Thursday, 15 December 2016

A Visit to Wallasea Island to see how the New Project was getting on?

4th December 2016

The Wallasea Island Project covering the period 2006-2025 is a massive undertaking to covert 670 acres of farmland to coastal wetland marsh. The Project is now half-way through and therefore timely for a visit to see how things are getting on.

The breaches in the river wall have been made creating a large inter-tidal area which is already attracting lots of waders and wildfowl. On the landward side several scrapes have been made and this week the first of the trails around the site have been opened, so time for a wander round.

The disadvantage up to now was that when viewing the inland part of the reserve from the car park or the river wall was that the sun was always in your eyes. However, now that the trails are open it is possible to position yourself so that the sun is behind you which, although better for birdwatching, is essential for photography.

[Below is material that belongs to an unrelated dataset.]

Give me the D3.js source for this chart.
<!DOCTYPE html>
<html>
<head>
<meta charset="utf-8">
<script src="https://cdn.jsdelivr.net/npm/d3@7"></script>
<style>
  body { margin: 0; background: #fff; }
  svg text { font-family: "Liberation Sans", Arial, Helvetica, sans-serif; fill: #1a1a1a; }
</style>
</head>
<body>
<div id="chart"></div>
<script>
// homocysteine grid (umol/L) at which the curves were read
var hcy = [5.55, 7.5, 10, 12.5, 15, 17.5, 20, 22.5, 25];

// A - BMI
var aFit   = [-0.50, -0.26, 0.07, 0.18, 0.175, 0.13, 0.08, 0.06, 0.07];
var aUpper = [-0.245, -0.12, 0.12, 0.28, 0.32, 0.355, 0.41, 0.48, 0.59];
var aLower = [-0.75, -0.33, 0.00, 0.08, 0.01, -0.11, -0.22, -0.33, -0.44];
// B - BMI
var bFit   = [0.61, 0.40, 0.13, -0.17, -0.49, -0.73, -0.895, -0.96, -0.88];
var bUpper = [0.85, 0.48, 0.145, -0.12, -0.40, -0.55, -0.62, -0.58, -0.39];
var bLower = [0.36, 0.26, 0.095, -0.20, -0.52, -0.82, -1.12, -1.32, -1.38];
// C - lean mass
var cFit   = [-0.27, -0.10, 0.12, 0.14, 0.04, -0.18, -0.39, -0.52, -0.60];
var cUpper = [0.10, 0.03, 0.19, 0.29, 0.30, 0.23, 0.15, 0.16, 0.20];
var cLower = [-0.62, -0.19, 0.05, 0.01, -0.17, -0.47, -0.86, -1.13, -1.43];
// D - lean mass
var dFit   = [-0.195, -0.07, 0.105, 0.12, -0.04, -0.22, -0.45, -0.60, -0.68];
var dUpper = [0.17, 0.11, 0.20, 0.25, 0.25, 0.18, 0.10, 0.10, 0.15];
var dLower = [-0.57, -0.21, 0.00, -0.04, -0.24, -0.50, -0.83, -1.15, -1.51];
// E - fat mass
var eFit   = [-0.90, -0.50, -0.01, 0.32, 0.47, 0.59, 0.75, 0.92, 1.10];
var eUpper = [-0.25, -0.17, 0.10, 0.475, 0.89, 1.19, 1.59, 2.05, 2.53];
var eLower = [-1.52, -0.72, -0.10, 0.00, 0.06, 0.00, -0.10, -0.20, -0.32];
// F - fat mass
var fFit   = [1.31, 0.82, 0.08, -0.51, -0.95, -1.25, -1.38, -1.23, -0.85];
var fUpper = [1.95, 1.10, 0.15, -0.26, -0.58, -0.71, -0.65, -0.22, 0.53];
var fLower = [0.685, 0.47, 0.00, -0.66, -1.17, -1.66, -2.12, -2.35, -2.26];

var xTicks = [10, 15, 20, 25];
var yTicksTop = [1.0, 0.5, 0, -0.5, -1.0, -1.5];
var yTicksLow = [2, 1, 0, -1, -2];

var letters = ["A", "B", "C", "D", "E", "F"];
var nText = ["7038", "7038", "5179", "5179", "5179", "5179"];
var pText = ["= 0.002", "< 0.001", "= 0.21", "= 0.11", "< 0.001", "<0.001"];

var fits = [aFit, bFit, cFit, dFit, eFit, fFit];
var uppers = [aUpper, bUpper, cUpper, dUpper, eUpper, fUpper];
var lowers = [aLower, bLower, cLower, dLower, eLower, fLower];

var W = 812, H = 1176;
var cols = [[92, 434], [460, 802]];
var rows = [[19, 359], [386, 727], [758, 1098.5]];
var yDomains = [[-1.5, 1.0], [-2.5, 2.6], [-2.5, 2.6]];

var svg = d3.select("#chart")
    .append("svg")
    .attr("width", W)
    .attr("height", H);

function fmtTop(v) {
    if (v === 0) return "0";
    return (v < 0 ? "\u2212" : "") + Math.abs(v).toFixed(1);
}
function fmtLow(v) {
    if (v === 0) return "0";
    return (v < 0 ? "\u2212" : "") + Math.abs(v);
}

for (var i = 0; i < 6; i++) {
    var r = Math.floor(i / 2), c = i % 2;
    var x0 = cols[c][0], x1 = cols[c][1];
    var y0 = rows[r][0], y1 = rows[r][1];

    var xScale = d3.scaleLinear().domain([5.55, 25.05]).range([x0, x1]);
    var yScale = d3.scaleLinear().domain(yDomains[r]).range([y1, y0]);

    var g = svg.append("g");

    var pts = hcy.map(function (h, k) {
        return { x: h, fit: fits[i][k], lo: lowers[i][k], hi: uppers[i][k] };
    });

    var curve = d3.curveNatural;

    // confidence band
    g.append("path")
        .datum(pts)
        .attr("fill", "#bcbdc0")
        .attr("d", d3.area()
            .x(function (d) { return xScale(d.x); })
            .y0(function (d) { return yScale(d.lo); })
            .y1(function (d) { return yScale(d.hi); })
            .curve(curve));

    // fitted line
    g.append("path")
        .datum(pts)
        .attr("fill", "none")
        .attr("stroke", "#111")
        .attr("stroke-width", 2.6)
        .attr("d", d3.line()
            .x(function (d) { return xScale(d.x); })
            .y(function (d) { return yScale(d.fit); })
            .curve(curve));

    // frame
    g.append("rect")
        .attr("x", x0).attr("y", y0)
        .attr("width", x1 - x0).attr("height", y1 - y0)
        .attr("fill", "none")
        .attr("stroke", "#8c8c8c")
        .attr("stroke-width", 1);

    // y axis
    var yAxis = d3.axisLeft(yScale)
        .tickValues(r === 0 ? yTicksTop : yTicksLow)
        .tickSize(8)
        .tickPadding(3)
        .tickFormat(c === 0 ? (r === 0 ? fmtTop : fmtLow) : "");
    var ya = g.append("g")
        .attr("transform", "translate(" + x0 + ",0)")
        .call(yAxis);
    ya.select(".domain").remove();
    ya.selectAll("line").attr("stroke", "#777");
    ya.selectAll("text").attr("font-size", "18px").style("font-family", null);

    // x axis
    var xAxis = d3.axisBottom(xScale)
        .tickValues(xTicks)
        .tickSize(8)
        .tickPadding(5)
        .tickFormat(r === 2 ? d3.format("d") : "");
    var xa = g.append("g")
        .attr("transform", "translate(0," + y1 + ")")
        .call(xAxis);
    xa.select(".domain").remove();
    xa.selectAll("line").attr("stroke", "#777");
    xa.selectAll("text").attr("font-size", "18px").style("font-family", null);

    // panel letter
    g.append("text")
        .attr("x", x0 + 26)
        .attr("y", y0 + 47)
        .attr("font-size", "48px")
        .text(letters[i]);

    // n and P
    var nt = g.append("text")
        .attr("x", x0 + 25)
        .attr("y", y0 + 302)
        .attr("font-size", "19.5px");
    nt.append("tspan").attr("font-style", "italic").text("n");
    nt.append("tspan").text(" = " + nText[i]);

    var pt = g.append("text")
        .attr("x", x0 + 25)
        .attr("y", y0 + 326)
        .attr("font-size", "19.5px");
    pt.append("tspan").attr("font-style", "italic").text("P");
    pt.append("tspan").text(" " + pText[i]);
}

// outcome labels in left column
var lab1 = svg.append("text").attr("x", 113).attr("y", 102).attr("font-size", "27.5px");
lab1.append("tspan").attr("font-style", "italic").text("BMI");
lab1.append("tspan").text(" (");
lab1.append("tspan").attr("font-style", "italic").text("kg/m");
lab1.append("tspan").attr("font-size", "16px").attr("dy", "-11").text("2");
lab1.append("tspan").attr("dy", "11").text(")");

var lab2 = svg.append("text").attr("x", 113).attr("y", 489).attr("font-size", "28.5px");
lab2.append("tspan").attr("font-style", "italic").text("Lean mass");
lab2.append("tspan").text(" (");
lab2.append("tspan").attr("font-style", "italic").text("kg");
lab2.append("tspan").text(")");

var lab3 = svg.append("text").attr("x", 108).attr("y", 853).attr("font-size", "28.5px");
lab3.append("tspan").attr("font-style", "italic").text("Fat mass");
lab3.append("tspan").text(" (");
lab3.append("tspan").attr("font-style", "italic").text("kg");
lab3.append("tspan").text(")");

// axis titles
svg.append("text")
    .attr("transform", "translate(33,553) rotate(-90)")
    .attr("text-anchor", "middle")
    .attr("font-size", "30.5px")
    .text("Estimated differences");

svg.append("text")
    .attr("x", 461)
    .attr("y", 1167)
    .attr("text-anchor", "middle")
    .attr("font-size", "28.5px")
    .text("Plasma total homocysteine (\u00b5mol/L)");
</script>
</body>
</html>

So I chose the eastern trail and found a good vantage point in the middle. The new scrapes are still very immature and therefore very quiet, but the cover crops held a good variety of birds including Linnets, Reed Buntings and a massive flock of 150+ Corn Buntings. On the river wall two Marsh Harriers and male and ringtail Hen Harriers were hunting but always very distant.

I was just about to walk back to the car for some lunch when I stopped in my tracks as a magnificent Hare came loping up the track towards me. We both froze as he sized me up before deciding it was better to live to fight another day and loped back from whence he came.

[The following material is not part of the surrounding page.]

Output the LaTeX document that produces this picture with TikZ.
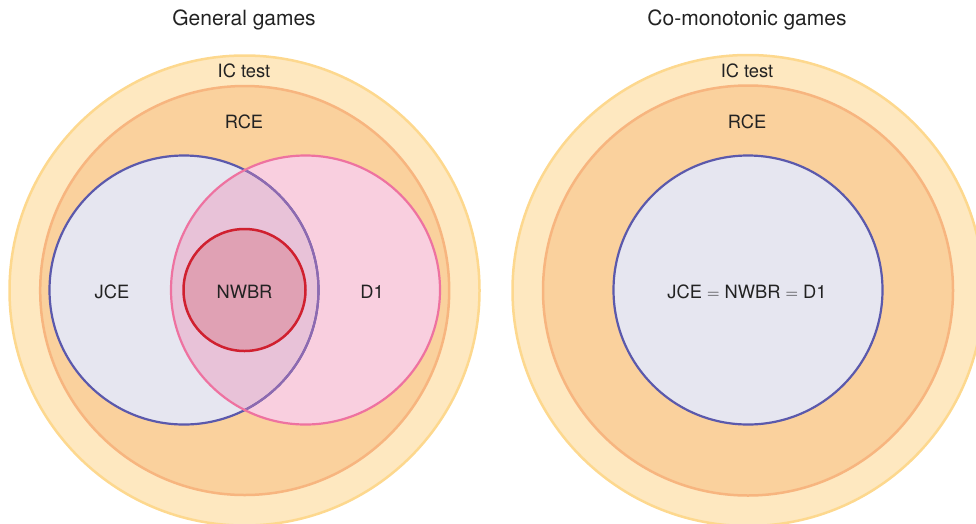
\documentclass[tikz,border=0pt]{standalone}
\usepackage{fontspec}
\setmainfont{TeX Gyre Heros}
\definecolor{icfill}{HTML}{FEE8C0}
\definecolor{icline}{HTML}{FDD88E}
\definecolor{rcefill}{HTML}{FAD19D}
\definecolor{rceline}{HTML}{F7B57F}
\definecolor{jcefill}{HTML}{E6E6F0}
\definecolor{jceline}{HTML}{5B59AC}
\definecolor{jcelinein}{HTML}{8E6AB0}
\definecolor{dfill}{HTML}{F9CFDF}
\definecolor{dline}{HTML}{EE72A0}
\definecolor{lensfill}{HTML}{E8C2D8}
\definecolor{nwfill}{HTML}{E0A1B4}
\definecolor{nwline}{HTML}{D0202F}
\definecolor{txt}{HTML}{222222}
\begin{document}
\begin{tikzpicture}[x=1pt,y=-1pt,
  lbl/.style={text=txt,font=\fontsize{18.3}{22}\selectfont,inner sep=0pt},
  ttl/.style={text=txt,font=\fontsize{21}{25}\selectfont,inner sep=0pt}]
\useasboundingbox (0,0) rectangle (976,523);
\clip (0,0) rectangle (976,523);
% ---------- left panel ----------
\draw[icline,fill=icfill,line width=2.5pt] (244.5,290.5) circle (235);
\draw[rceline,fill=rcefill,line width=2.5pt] (244.7,290.5) circle (204.5);
\fill[jcefill] (184,290) circle (134.5);
\fill[dfill] (305.5,290) circle (134.5);
\begin{scope}
  \clip (184,290) circle (134.5);
  \fill[lensfill] (305.5,290) circle (134.5);
\end{scope}
\draw[jceline,line width=2.2pt] (184,290) circle (134.5);
\begin{scope}
  \clip (305.5,290) circle (134.5);
  \draw[jcelinein,line width=2.2pt] (184,290) circle (134.5);
\end{scope}
\draw[dline,line width=2.2pt] (305.5,290) circle (134.5);
\draw[nwline,fill=nwfill,line width=2.5pt] (244.5,290) circle (61);
% labels left
\node[ttl] (t1) at (244,20) {General games};
\node[lbl] (ic1) at (244,71) {IC test};
\node[lbl] (rce1) at (244,122) {RCE};
\node[lbl] (jce1) at (112,292) {JCE};
\node[lbl] (nw1) at (244.5,292) {NWBR};
\node[lbl] (d1) at (372,292) {D1};
% ---------- right panel ----------
\draw[icline,fill=icfill,line width=2.5pt] (748,290.5) circle (235.5);
\draw[rceline,fill=rcefill,line width=2.5pt] (748,290.5) circle (205);
\draw[jceline,fill=jcefill,line width=2.2pt] (748,290) circle (134.5);
\node[ttl] (t2) at (747,20) {Co-monotonic games};
\node[lbl] (ic2) at (747,71) {IC test};
\node[lbl] (rce2) at (747,122) {RCE};
\node[lbl] (eq2) at (747,292) {JCE $=$ NWBR $=$ D1};
\end{tikzpicture}
\end{document}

Back near the main track a handful of Corn Buntings were sat in a Sallow by the ditch. I thought I would try my luck and started edging towards them expecting them to fly at any point. But one seemed quite relaxed about my ever closer presence until I was just 10 yards away with the afternoon sun behind me. Why can't it always be this easy?






But now back to the business in hand and wait for the Short-eared Owls and Hen Harriers to perform over the event area by the car park. I joined the small band of photographers strategically positioned for a good panoramic view and light and waited. No sign of the Hen Harriers tonight, but a single Short-eared Owl put in an appearance and performed reasonably well in front of the assembled gathering.










Well, in summary, this magnificent project is certainly delivering the goods and I will certainly be back.